Given data |
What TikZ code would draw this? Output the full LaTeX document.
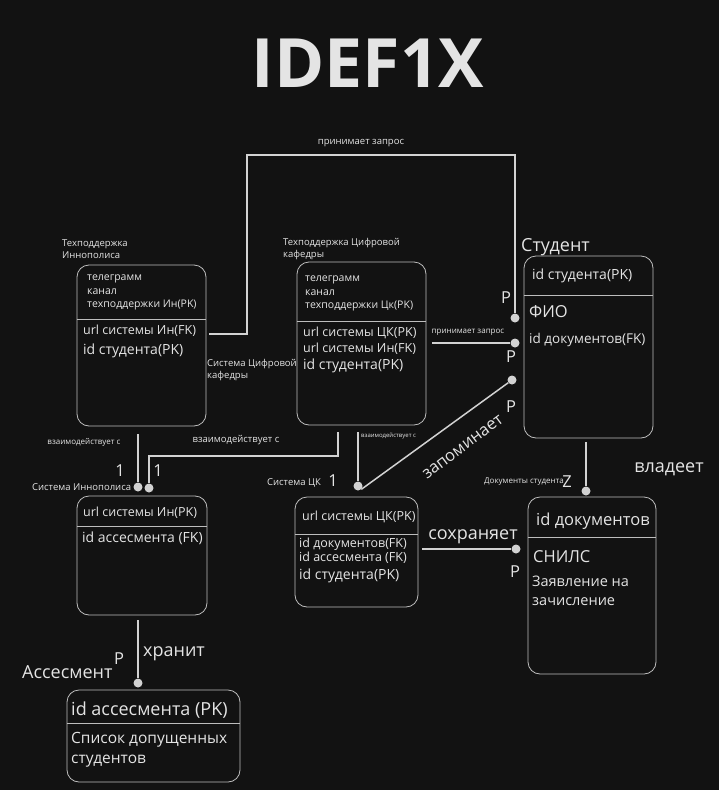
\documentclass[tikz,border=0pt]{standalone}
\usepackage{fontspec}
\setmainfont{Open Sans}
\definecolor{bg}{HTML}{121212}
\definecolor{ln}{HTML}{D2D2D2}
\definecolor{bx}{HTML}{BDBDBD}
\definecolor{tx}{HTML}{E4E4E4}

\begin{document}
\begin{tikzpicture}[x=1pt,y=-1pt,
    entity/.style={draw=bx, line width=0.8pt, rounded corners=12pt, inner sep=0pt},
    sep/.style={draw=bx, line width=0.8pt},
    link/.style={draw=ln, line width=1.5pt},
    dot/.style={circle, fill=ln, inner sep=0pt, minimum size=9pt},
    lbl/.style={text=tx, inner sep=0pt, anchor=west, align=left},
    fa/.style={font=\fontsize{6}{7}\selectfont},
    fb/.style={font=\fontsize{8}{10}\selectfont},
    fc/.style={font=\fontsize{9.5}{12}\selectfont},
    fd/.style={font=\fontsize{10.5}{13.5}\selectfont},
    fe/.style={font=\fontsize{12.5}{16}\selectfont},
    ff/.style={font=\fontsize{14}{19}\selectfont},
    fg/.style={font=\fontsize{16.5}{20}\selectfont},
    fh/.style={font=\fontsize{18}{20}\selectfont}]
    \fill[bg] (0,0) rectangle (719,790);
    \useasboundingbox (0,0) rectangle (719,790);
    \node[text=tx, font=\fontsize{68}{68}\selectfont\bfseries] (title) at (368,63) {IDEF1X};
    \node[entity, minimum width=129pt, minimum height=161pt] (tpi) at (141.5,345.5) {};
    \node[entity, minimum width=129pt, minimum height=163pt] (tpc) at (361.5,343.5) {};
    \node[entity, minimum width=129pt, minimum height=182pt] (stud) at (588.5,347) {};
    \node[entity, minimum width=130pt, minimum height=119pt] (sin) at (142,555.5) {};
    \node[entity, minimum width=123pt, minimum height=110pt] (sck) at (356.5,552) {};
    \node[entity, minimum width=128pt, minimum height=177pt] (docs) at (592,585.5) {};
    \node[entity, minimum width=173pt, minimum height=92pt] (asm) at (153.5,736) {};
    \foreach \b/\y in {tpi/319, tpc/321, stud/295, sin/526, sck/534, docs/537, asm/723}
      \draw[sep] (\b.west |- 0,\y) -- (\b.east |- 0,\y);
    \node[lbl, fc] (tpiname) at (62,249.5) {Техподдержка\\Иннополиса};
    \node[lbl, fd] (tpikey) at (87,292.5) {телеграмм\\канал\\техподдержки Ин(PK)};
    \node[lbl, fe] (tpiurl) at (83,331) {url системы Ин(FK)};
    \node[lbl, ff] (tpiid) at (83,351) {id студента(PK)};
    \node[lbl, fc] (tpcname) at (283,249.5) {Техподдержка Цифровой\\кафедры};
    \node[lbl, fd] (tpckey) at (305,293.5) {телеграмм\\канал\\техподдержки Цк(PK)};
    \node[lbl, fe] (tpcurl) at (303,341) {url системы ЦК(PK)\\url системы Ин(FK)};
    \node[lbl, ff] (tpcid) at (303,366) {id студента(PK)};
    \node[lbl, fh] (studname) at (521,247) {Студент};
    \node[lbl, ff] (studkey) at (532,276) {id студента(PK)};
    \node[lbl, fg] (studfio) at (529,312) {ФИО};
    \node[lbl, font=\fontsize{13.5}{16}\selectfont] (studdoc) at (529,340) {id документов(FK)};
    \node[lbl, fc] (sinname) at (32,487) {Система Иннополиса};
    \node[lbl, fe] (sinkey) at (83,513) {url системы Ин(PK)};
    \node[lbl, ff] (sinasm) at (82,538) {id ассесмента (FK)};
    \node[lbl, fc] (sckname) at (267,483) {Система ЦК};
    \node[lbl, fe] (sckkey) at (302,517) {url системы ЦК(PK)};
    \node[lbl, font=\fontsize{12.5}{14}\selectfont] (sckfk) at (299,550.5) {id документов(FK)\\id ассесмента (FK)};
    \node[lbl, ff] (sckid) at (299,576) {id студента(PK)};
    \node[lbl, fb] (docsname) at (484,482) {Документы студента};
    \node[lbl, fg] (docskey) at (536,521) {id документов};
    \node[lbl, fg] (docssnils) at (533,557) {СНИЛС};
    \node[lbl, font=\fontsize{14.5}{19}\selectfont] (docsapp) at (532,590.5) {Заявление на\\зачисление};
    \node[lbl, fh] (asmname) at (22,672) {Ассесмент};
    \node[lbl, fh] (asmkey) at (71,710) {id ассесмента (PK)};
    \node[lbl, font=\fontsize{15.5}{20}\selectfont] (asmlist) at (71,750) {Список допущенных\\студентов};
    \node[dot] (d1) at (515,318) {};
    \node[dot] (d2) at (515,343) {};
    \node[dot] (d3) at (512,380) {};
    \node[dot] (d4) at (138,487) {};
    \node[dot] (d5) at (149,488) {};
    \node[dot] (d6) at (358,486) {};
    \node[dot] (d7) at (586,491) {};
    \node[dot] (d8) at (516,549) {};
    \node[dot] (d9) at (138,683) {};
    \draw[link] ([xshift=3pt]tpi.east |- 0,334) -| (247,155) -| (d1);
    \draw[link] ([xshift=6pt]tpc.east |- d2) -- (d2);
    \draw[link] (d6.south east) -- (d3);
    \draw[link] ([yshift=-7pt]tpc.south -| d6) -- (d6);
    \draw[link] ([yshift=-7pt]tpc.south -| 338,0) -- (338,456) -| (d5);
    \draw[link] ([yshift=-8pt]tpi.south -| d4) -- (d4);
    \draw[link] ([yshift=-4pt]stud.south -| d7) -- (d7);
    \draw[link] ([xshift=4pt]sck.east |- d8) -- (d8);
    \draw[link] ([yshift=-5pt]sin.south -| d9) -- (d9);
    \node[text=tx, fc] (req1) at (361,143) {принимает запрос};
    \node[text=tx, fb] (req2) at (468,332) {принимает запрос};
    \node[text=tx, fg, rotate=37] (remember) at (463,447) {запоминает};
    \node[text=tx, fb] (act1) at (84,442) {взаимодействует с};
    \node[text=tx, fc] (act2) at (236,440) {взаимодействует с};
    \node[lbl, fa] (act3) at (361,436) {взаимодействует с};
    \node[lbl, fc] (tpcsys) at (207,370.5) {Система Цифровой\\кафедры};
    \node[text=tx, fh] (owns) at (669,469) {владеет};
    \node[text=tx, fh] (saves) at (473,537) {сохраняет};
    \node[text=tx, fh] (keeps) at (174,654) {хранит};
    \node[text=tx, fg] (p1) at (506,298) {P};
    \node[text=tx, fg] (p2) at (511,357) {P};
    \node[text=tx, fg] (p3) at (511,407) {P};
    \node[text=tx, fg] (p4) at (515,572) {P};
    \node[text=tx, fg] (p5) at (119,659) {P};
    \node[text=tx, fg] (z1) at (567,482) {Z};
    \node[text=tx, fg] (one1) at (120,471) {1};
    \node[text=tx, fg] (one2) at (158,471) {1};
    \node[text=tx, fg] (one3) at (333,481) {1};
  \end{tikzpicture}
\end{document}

Challenge |
All of the data above should be transcribed verbatim, with pictures omitted.

Answer to this task |
What TikZ code would draw this? Output the full LaTeX document.
\documentclass[tikz,border=0pt]{standalone}
\usepackage{fontspec}
\setmainfont{Open Sans}
\definecolor{bg}{HTML}{121212}
\definecolor{ln}{HTML}{D2D2D2}
\definecolor{bx}{HTML}{BDBDBD}
\definecolor{tx}{HTML}{E4E4E4}

\begin{document}
\begin{tikzpicture}[x=1pt,y=-1pt,
    entity/.style={draw=bx, line width=0.8pt, rounded corners=12pt, inner sep=0pt},
    sep/.style={draw=bx, line width=0.8pt},
    link/.style={draw=ln, line width=1.5pt},
    dot/.style={circle, fill=ln, inner sep=0pt, minimum size=9pt},
    lbl/.style={text=tx, inner sep=0pt, anchor=west, align=left},
    fa/.style={font=\fontsize{6}{7}\selectfont},
    fb/.style={font=\fontsize{8}{10}\selectfont},
    fc/.style={font=\fontsize{9.5}{12}\selectfont},
    fd/.style={font=\fontsize{10.5}{13.5}\selectfont},
    fe/.style={font=\fontsize{12.5}{16}\selectfont},
    ff/.style={font=\fontsize{14}{19}\selectfont},
    fg/.style={font=\fontsize{16.5}{20}\selectfont},
    fh/.style={font=\fontsize{18}{20}\selectfont}]
    \fill[bg] (0,0) rectangle (719,790);
    \useasboundingbox (0,0) rectangle (719,790);
    \node[text=tx, font=\fontsize{68}{68}\selectfont\bfseries] (title) at (368,63) {IDEF1X};
    \node[entity, minimum width=129pt, minimum height=161pt] (tpi) at (141.5,345.5) {};
    \node[entity, minimum width=129pt, minimum height=163pt] (tpc) at (361.5,343.5) {};
    \node[entity, minimum width=129pt, minimum height=182pt] (stud) at (588.5,347) {};
    \node[entity, minimum width=130pt, minimum height=119pt] (sin) at (142,555.5) {};
    \node[entity, minimum width=123pt, minimum height=110pt] (sck) at (356.5,552) {};
    \node[entity, minimum width=128pt, minimum height=177pt] (docs) at (592,585.5) {};
    \node[entity, minimum width=173pt, minimum height=92pt] (asm) at (153.5,736) {};
    \foreach \b/\y in {tpi/319, tpc/321, stud/295, sin/526, sck/534, docs/537, asm/723}
      \draw[sep] (\b.west |- 0,\y) -- (\b.east |- 0,\y);
    \node[lbl, fc] (tpiname) at (62,249.5) {Техподдержка\\Иннополиса};
    \node[lbl, fd] (tpikey) at (87,292.5) {телеграмм\\канал\\техподдержки Ин(PK)};
    \node[lbl, fe] (tpiurl) at (83,331) {url системы Ин(FK)};
    \node[lbl, ff] (tpiid) at (83,351) {id студента(PK)};
    \node[lbl, fc] (tpcname) at (283,249.5) {Техподдержка Цифровой\\кафедры};
    \node[lbl, fd] (tpckey) at (305,293.5) {телеграмм\\канал\\техподдержки Цк(PK)};
    \node[lbl, fe] (tpcurl) at (303,341) {url системы ЦК(PK)\\url системы Ин(FK)};
    \node[lbl, ff] (tpcid) at (303,366) {id студента(PK)};
    \node[lbl, fh] (studname) at (521,247) {Студент};
    \node[lbl, ff] (studkey) at (532,276) {id студента(PK)};
    \node[lbl, fg] (studfio) at (529,312) {ФИО};
    \node[lbl, font=\fontsize{13.5}{16}\selectfont] (studdoc) at (529,340) {id документов(FK)};
    \node[lbl, fc] (sinname) at (32,487) {Система Иннополиса};
    \node[lbl, fe] (sinkey) at (83,513) {url системы Ин(PK)};
    \node[lbl, ff] (sinasm) at (82,538) {id ассесмента (FK)};
    \node[lbl, fc] (sckname) at (267,483) {Система ЦК};
    \node[lbl, fe] (sckkey) at (302,517) {url системы ЦК(PK)};
    \node[lbl, font=\fontsize{12.5}{14}\selectfont] (sckfk) at (299,550.5) {id документов(FK)\\id ассесмента (FK)};
    \node[lbl, ff] (sckid) at (299,576) {id студента(PK)};
    \node[lbl, fb] (docsname) at (484,482) {Документы студента};
    \node[lbl, fg] (docskey) at (536,521) {id документов};
    \node[lbl, fg] (docssnils) at (533,557) {СНИЛС};
    \node[lbl, font=\fontsize{14.5}{19}\selectfont] (docsapp) at (532,590.5) {Заявление на\\зачисление};
    \node[lbl, fh] (asmname) at (22,672) {Ассесмент};
    \node[lbl, fh] (asmkey) at (71,710) {id ассесмента (PK)};
    \node[lbl, font=\fontsize{15.5}{20}\selectfont] (asmlist) at (71,750) {Список допущенных\\студентов};
    \node[dot] (d1) at (515,318) {};
    \node[dot] (d2) at (515,343) {};
    \node[dot] (d3) at (512,380) {};
    \node[dot] (d4) at (138,487) {};
    \node[dot] (d5) at (149,488) {};
    \node[dot] (d6) at (358,486) {};
    \node[dot] (d7) at (586,491) {};
    \node[dot] (d8) at (516,549) {};
    \node[dot] (d9) at (138,683) {};
    \draw[link] ([xshift=3pt]tpi.east |- 0,334) -| (247,155) -| (d1);
    \draw[link] ([xshift=6pt]tpc.east |- d2) -- (d2);
    \draw[link] (d6.south east) -- (d3);
    \draw[link] ([yshift=-7pt]tpc.south -| d6) -- (d6);
    \draw[link] ([yshift=-7pt]tpc.south -| 338,0) -- (338,456) -| (d5);
    \draw[link] ([yshift=-8pt]tpi.south -| d4) -- (d4);
    \draw[link] ([yshift=-4pt]stud.south -| d7) -- (d7);
    \draw[link] ([xshift=4pt]sck.east |- d8) -- (d8);
    \draw[link] ([yshift=-5pt]sin.south -| d9) -- (d9);
    \node[text=tx, fc] (req1) at (361,143) {принимает запрос};
    \node[text=tx, fb] (req2) at (468,332) {принимает запрос};
    \node[text=tx, fg, rotate=37] (remember) at (463,447) {запоминает};
    \node[text=tx, fb] (act1) at (84,442) {взаимодействует с};
    \node[text=tx, fc] (act2) at (236,440) {взаимодействует с};
    \node[lbl, fa] (act3) at (361,436) {взаимодействует с};
    \node[lbl, fc] (tpcsys) at (207,370.5) {Система Цифровой\\кафедры};
    \node[text=tx, fh] (owns) at (669,469) {владеет};
    \node[text=tx, fh] (saves) at (473,537) {сохраняет};
    \node[text=tx, fh] (keeps) at (174,654) {хранит};
    \node[text=tx, fg] (p1) at (506,298) {P};
    \node[text=tx, fg] (p2) at (511,357) {P};
    \node[text=tx, fg] (p3) at (511,407) {P};
    \node[text=tx, fg] (p4) at (515,572) {P};
    \node[text=tx, fg] (p5) at (119,659) {P};
    \node[text=tx, fg] (z1) at (567,482) {Z};
    \node[text=tx, fg] (one1) at (120,471) {1};
    \node[text=tx, fg] (one2) at (158,471) {1};
    \node[text=tx, fg] (one3) at (333,481) {1};
  \end{tikzpicture}
\end{document}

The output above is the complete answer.